Only the lines from the start of the data through the line containing "plt.rcParams['axes.unicode_minus'] = False" should be written out, exactly as they are, with both ends included and the pictures left out.
## Begin DATA SEGMENT
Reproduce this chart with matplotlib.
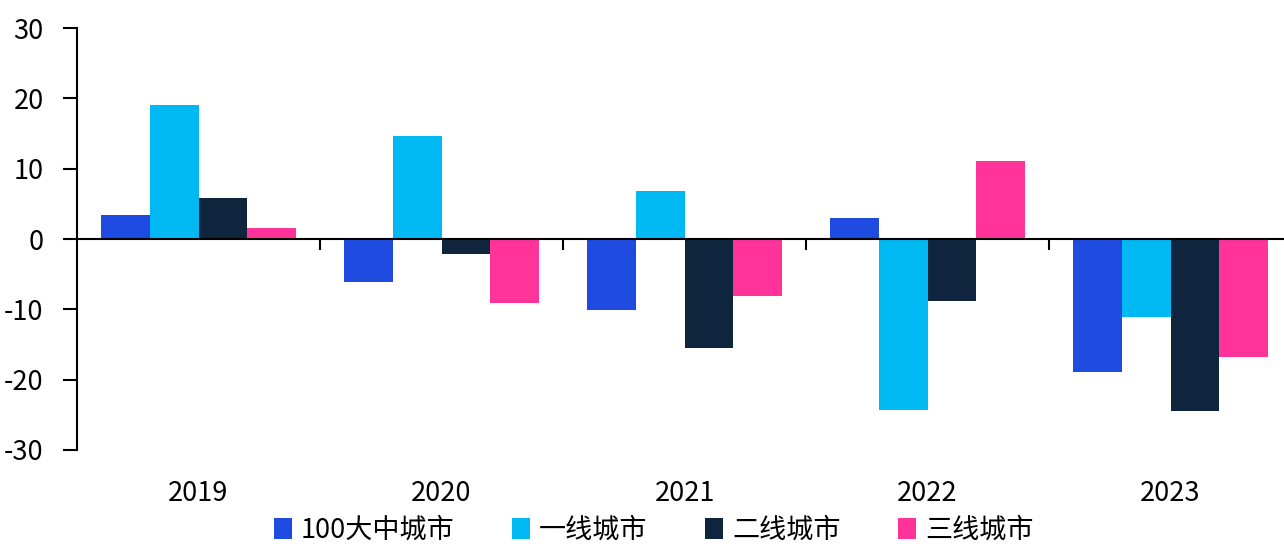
import matplotlib
matplotlib.use("Agg")
import matplotlib.pyplot as plt
import numpy as np

plt.rcParams['font.family'] = ['Noto Sans CJK SC', 'DejaVu Sans']
plt.rcParams['axes.unicode_minus'] = False

years = ['2019', '2020', '2021', '2022', '2023']
series_names = ['100大中城市', '一线城市', '二线城市', '三线城市']
v_top100 = [3.4, -6.1, -10.1, 3.0, -18.9]
v_tier1 = [19.0, 14.7, 6.8, -24.3, -11.1]
v_tier2 = [5.8, -2.1, -15.5, -8.8, -24.5]
v_tier3 = [1.6, -9.1, -8.1, 11.1, -16.8]
colors = ['#1F4BE0', '#00B9F2', '#0E253D', '#FF3399']

fig = plt.figure(figsize=(12.84, 5.44), dpi=100)
ax = fig.add_axes([0.06, 0.1728, 0.9463, 0.7757])

x = np.arange(len(years))
w = 0.2
for i, (vals, c, name) in enumerate(zip([v_top100, v_tier1, v_tier2, v_tier3], colors, series_names)):
    ax.bar(x + (i - 1.5) * w, vals, w, color=c, label=name)

ax.set_xlim(-0.5, len(years) - 0.5)
ax.set_ylim(-30, 30)
ax.set_yticks([-30, -20, -10, 0, 10, 20, 30])
ax.tick_params(axis='y', labelsize=19.5, length=10, width=1.5, direction='out', pad=14)

for s in ['top', 'right']:
    ax.spines[s].set_visible(False)
ax.spines['left'].set_linewidth(1.5)
ax.spines['bottom'].set_position(('data', 0))
ax.spines['bottom'].set_linewidth(1.5)

ax.set_xticks(np.arange(0.5, len(years) - 0.5, 1.0))
ax.set_xticklabels([])
ax.tick_params(axis='x', length=8, width=1.5, direction='out')

for xi, yr in zip(x, years):
    ax.text(xi, -36.2, yr, ha='center', va='center', fontsize=19.5)

ax.legend(loc='center', bbox_to_anchor=(0.509, 0.025), bbox_transform=fig.transFigure,
          ncol=4, frameon=False, fontsize=19.5, handlelength=0.68, handleheight=0.85,
          handletextpad=0.32, columnspacing=2.12, borderaxespad=0, borderpad=0)

fig.savefig('out.png', dpi=100)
## End DATA SEGMENT
**RESULT**
Reproduce this chart with matplotlib.
import matplotlib
matplotlib.use("Agg")
import matplotlib.pyplot as plt
import numpy as np

plt.rcParams['font.family'] = ['Noto Sans CJK SC', 'DejaVu Sans']
plt.rcParams['axes.unicode_minus'] = False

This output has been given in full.